WRITTEN REQUEST: From the data that follows, copy every line holding the string "matplotlib".

Rows from a dataset of charts and code:
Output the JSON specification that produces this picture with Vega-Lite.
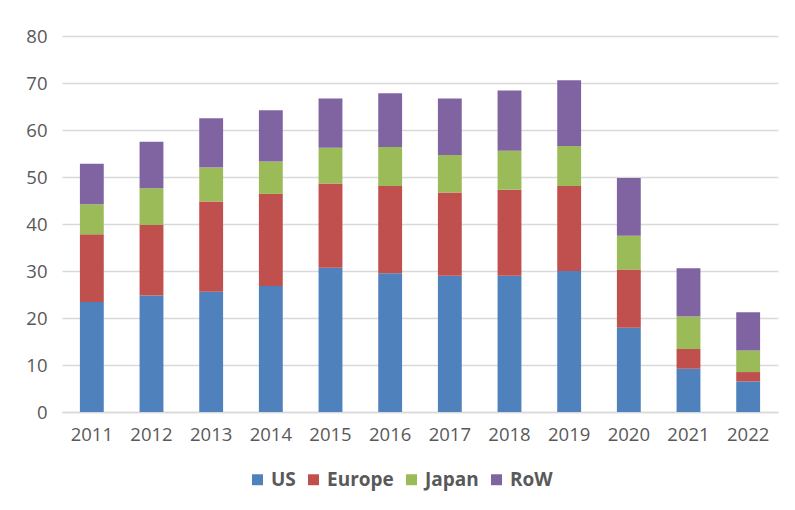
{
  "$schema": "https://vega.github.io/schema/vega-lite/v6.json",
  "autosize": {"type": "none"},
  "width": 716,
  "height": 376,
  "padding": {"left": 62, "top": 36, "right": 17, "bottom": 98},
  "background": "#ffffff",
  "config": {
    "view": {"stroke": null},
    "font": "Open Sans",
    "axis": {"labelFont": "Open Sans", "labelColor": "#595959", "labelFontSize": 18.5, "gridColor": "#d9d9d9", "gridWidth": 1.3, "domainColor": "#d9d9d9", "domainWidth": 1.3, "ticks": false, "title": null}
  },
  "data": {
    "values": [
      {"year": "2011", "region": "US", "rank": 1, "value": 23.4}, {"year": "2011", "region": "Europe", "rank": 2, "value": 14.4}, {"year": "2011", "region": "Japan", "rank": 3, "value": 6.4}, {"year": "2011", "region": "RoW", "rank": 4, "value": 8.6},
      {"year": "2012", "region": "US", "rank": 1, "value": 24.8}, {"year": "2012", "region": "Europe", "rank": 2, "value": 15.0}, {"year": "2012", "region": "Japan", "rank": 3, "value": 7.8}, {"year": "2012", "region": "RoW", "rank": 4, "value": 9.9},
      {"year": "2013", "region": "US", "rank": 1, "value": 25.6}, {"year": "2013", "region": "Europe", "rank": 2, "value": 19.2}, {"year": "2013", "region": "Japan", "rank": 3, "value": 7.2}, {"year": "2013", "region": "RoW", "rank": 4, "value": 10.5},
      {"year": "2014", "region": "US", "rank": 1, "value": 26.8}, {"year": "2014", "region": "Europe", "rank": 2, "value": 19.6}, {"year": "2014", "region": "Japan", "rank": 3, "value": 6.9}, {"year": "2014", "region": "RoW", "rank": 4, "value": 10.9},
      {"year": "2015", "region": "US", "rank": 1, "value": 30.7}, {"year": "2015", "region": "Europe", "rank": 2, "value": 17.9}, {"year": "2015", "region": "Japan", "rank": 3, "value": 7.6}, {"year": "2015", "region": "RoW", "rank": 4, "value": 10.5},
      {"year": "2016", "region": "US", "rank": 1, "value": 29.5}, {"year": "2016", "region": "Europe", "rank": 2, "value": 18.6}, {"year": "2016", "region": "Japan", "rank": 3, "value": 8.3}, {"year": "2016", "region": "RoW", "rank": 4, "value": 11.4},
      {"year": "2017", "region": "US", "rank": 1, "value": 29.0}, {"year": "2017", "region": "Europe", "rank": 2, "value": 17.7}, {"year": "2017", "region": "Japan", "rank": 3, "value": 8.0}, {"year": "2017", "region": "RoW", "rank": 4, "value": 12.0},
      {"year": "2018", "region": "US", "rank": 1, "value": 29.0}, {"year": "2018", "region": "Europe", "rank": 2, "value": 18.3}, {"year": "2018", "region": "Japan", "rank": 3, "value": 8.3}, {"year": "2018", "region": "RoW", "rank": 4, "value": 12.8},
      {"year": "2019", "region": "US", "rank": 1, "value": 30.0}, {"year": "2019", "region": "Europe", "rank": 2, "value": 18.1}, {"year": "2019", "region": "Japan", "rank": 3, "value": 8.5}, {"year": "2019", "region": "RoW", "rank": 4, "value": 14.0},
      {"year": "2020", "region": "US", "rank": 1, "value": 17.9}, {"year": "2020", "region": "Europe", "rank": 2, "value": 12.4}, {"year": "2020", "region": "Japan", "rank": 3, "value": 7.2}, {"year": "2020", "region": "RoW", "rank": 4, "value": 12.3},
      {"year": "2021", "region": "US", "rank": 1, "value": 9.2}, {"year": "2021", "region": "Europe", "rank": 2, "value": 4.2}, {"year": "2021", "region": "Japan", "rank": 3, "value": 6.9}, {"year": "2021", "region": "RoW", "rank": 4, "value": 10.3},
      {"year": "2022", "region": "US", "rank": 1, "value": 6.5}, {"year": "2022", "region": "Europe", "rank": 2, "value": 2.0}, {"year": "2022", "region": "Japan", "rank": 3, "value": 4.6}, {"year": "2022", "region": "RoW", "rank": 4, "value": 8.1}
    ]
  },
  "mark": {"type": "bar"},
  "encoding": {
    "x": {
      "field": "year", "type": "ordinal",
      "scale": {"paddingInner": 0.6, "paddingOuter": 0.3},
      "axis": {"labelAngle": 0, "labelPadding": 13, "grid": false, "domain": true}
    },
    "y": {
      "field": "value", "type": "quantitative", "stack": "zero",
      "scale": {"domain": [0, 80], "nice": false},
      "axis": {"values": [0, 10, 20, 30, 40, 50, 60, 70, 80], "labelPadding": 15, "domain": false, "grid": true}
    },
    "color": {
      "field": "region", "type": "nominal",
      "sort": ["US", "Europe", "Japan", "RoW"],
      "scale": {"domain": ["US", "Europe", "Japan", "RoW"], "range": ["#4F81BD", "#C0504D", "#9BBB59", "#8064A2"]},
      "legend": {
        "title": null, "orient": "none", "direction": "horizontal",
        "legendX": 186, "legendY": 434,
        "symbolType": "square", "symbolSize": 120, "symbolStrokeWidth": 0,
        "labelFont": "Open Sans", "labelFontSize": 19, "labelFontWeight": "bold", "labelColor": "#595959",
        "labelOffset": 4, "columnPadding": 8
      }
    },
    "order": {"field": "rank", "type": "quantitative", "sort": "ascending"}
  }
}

* * *

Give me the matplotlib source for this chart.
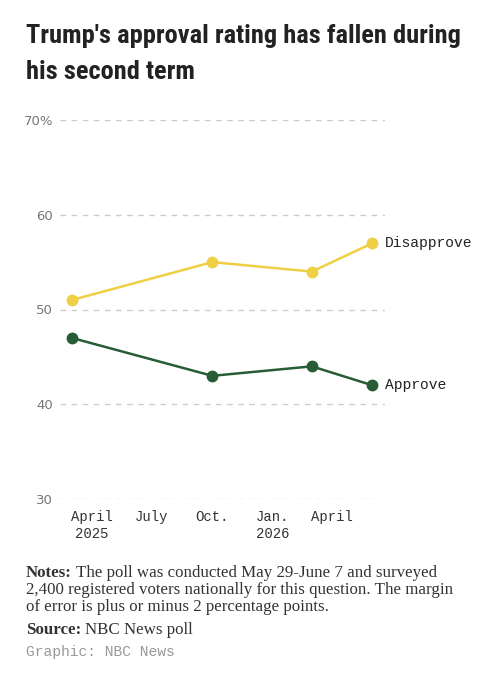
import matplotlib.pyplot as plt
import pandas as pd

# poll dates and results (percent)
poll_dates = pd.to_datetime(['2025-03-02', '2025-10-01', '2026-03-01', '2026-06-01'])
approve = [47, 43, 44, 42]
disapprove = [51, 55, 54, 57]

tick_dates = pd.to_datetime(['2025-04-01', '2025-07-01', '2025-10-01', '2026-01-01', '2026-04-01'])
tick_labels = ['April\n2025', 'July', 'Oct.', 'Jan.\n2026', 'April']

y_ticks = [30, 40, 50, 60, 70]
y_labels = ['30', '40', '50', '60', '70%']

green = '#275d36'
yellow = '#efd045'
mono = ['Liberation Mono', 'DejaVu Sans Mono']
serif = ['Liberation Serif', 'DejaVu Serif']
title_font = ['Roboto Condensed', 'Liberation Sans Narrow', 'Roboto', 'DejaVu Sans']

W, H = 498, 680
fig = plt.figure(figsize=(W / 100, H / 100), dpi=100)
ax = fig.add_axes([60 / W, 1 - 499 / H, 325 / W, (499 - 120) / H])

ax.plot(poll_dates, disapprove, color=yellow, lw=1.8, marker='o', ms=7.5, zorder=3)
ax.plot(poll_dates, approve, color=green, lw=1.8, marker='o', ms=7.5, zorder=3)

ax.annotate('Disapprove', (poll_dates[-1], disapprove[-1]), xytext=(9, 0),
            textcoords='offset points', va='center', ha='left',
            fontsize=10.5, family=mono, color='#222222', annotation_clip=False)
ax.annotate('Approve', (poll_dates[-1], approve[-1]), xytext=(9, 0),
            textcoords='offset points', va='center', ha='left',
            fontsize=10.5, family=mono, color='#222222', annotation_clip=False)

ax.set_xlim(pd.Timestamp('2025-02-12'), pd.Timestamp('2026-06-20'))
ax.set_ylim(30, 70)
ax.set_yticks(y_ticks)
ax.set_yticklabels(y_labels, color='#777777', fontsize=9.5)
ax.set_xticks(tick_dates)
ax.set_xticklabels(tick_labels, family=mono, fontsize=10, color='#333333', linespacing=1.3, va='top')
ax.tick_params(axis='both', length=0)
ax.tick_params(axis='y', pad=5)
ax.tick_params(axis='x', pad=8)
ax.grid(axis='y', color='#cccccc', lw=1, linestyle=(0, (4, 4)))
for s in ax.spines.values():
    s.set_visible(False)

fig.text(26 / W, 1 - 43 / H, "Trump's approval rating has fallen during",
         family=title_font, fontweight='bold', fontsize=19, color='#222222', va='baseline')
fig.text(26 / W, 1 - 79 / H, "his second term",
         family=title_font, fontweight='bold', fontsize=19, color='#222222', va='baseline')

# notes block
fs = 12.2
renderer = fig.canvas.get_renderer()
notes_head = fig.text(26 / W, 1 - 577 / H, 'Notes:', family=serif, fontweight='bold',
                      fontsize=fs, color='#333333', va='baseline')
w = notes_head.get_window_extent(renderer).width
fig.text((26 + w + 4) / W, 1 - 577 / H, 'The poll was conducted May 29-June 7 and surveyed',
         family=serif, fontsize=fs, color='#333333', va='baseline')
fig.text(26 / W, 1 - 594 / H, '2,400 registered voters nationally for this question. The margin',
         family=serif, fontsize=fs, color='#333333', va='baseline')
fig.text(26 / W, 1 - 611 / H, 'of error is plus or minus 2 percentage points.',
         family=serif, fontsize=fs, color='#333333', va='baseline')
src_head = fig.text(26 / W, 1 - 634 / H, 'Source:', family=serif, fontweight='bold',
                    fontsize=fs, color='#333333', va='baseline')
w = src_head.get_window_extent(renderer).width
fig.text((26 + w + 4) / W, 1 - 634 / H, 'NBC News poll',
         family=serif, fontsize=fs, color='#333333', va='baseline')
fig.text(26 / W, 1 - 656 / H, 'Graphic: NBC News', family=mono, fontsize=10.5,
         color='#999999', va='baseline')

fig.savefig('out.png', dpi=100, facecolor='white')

RESPONSE:
Give me the matplotlib source for this chart.
import matplotlib.pyplot as plt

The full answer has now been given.